A maior parte nem sequer tentou, porque não sente a sua participação como útil, porque pensam que o seu saber não é um saber, porque foram convencidas de que este não é o seu lugar. Outras há que foram convencidas da sua incapacidade; outras queriam e não puderam, porque a actividade profissional mais a glorificada função de esposa, mais a glorificada função materna, as deixa esgotadas para qualquer outra espécie de ambição ou expectativa. Finalmente, outras quiseram e puderam, mas nas listas foram colocadas em lugares não elegíveis.
Mas um país, uma sociedade, não se constrói só numa Assembleia; faz-se sobretudo no quotidiano e aí, como hoje nas galerias, estão as mulheres, inventando novas relações, uma nova maneira de estar, construindo uma nova ordem social.
Mas, como seria se elas aqui estivessem? Que trariam ao debate dos problemas nacionais?
Em primeiro lugar, trariam um maior pragmatismo, porque as mulheres estão habituadas a atingir objectivos concretos em tempo útil; trariam outros valores mais ligados ao quotidiano, à vida, as pessoas enquanto tal e não uma dignidade ou humanidade abstractas. Trariam uma justiça mais imediata, mais próxima, uma mais correcta apreciação das particularidades, da diferença, das próprias minorias.
Trariam, de certeza, uma nova filosofia a esta Assembleia, dariam a partir daqui uma nova imagem de justiça (porque os homens que carregam, há muito tempo, com a pesada tarefa de tudo conceptualizar, tudo gerir, tudo administrar, partilhariam essas tarefas com as suas companheiras e morreriam muito menos de esgotamentos e enfartes).
Dar a palavra às mulheres é dar a palavra à utopia, e isso era dar curso à invenção da vida no quotidiano.
Mas, por que é que se tem medo deste emergir da utopia? O que se teme perder? O jantar a horas? A camisa impecável? Uma ouvinte atenta e acrítica?
Em nome da igualdade é-lhes pedido o exercício de uma profissão (para além da de dona de casa?!), mas é-lhes-recusado o salário igual. Em nome da diferença é-lhes atribuído o papel de tratar dos filhos, de gerir a economia doméstica, mas é-lhes recusado o acesso à gestão igualitária da sua vida familiar. Em nome da diferença, vai-lhes sendo explorado o corpo (a mulher objecto que na publicidade tudo vende para alimentar o consumismo) enquanto lhes é recusado o tratamento igualitário face à nossa própria interioridade, que nos define, de facto, como pessoa.

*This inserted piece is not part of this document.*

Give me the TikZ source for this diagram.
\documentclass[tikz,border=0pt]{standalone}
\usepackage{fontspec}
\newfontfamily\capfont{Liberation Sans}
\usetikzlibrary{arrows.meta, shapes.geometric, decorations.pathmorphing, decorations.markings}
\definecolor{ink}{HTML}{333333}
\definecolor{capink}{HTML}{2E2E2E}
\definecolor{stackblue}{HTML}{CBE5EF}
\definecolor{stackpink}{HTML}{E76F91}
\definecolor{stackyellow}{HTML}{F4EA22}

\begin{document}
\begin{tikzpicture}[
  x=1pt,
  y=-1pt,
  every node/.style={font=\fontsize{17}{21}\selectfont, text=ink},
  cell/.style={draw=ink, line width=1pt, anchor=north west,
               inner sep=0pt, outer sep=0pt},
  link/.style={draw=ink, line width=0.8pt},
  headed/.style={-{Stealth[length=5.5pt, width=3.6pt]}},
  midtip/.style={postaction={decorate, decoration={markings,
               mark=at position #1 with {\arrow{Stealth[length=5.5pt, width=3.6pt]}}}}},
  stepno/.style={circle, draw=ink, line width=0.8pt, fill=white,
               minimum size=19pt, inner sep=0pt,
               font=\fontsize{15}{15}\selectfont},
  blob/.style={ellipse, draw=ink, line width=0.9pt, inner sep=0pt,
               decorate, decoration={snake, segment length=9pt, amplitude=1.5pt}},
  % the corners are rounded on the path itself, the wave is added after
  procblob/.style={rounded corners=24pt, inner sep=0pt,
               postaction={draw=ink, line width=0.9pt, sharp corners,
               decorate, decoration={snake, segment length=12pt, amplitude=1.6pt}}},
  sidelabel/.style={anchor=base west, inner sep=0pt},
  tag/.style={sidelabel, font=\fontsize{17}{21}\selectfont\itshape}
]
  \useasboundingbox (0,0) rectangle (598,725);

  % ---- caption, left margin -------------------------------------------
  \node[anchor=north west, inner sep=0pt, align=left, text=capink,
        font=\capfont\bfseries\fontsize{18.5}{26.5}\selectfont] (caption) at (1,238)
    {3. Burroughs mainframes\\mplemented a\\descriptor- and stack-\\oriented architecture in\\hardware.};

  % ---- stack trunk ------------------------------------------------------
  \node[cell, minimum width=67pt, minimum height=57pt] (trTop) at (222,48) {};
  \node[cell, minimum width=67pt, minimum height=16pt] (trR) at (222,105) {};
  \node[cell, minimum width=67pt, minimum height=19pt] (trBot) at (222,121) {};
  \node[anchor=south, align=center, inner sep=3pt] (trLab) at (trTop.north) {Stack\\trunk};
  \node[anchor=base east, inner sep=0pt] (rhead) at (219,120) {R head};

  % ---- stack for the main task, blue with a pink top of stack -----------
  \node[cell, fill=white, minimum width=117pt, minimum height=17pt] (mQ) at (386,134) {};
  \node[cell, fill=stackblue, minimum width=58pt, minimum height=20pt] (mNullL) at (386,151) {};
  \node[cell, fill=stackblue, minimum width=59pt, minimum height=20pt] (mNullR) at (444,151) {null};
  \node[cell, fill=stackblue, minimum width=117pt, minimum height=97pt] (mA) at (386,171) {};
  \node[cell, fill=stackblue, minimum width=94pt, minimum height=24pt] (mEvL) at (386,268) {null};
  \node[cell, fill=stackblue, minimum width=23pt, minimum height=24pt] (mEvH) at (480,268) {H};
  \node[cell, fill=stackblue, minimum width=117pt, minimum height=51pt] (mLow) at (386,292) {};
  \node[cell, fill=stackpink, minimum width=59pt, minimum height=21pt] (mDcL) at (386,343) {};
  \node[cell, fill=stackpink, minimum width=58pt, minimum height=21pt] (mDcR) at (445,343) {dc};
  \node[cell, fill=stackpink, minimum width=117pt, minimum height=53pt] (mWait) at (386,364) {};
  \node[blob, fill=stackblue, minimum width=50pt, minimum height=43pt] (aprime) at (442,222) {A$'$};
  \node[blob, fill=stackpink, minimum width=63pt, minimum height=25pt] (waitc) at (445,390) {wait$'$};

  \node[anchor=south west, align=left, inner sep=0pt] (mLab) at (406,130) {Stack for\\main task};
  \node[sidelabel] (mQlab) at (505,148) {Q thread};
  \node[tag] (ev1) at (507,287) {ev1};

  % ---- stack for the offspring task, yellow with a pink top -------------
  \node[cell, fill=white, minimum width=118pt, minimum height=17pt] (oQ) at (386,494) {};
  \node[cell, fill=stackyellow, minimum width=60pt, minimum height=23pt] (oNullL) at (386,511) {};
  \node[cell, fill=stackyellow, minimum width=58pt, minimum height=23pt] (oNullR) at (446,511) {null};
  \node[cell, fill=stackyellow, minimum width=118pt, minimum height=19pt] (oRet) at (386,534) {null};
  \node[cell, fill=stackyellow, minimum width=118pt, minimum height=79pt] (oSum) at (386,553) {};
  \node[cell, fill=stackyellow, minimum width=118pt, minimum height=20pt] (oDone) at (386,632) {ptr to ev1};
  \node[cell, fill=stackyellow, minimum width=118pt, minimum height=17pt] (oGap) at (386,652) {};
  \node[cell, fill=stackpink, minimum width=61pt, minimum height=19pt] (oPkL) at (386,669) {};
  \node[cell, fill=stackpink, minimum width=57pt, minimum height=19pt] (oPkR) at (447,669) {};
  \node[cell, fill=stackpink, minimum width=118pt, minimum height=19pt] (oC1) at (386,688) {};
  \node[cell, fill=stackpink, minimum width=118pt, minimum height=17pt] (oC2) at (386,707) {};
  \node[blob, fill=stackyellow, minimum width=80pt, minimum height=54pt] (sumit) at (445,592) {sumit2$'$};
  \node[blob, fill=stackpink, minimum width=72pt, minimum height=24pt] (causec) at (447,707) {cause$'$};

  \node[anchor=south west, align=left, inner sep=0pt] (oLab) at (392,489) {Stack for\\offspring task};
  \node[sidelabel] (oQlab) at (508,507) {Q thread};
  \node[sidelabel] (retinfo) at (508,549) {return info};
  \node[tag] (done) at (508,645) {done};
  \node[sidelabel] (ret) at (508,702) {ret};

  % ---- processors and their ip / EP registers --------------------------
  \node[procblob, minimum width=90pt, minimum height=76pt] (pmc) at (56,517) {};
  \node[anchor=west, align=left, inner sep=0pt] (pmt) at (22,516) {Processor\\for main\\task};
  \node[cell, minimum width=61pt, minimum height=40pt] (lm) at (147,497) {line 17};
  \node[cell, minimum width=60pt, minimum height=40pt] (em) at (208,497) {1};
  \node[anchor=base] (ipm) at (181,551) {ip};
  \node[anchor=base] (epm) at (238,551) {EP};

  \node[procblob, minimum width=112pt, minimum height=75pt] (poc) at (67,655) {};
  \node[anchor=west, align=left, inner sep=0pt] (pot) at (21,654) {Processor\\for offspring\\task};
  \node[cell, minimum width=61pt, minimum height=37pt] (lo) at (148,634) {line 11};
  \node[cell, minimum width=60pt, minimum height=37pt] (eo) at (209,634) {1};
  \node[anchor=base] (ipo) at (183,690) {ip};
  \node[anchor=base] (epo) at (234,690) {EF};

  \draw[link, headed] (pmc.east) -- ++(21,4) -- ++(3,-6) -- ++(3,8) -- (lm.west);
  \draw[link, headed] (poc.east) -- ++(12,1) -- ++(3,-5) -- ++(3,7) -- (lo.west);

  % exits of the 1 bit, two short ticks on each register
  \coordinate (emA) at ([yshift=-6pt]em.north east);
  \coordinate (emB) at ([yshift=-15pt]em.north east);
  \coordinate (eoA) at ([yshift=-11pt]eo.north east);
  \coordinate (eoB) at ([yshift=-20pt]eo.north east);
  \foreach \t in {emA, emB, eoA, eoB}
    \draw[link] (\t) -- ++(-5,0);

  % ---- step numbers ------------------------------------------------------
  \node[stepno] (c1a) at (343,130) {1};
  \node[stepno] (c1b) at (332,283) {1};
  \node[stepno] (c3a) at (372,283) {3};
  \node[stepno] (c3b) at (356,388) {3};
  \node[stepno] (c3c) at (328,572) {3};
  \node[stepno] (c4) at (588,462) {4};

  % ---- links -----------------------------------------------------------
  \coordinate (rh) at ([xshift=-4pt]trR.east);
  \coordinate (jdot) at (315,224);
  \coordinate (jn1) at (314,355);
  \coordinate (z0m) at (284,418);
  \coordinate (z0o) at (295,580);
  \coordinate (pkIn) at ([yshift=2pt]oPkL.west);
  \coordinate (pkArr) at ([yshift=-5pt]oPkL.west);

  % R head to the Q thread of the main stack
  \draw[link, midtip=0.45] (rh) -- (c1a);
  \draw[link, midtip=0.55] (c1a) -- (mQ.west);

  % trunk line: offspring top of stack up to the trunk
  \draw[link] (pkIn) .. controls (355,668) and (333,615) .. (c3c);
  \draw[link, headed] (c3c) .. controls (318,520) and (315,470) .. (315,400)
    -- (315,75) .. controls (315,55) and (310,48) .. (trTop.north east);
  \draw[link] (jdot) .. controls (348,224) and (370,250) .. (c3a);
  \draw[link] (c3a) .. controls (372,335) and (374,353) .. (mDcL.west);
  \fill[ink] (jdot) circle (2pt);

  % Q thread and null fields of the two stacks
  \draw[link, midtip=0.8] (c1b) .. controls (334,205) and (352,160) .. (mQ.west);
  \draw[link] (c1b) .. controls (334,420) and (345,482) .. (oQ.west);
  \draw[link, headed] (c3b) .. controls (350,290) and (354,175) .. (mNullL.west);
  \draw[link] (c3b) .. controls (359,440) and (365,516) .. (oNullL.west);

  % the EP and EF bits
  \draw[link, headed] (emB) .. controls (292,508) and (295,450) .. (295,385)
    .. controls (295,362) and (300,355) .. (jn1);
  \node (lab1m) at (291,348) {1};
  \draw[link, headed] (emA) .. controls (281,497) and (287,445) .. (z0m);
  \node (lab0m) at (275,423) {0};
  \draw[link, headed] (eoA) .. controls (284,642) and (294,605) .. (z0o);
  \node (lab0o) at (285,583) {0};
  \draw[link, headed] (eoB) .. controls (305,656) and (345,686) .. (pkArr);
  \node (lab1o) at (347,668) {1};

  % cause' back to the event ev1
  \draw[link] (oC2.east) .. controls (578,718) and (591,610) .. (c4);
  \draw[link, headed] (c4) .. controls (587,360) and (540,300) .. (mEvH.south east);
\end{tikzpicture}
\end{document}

Propõem-nos hoje o serviço militar obrigatório: mais outro falso direito que nos é «legado» em nome da igualdade, sem que nós próprias, as mulheres, fôssemos chamadas a pronunciarmo-nos sobre o serviço militar obrigatório para as mulheres.
Em nome de uma pretensa igualdade, utilizam-nos como alvo de violências, quer físicas, quer psíquicas.

A Sr.ª Alda Nogueira (PCP): - Muito bem!

A Oradora: - Nós queremos, de facto, o direito à igualdade e à diferença, queremos que eles possam ser exercidos como factor de desenvolvimento individual e comunitário, a que qualquer ser humano deve ter direito.
Assim, dizemos não às falsas igualdades e às falsas diferenças, que têm sido o suporte das normas sociais vigentes.
A Assembleia da República será sempre o espelho da sociedade e, no futuro, será certamente um espelho diferente.
Em primeiro lugar, porque as mulheres não serão excepção, o que significará, para esta Assembleia, uma nova dinâmica, uma outra maneira de estar na vida.
Em segundo lugar, será a origem de uma nova ordem social, em que os direitos à igualdade e à diferença estejam de facto garantidos.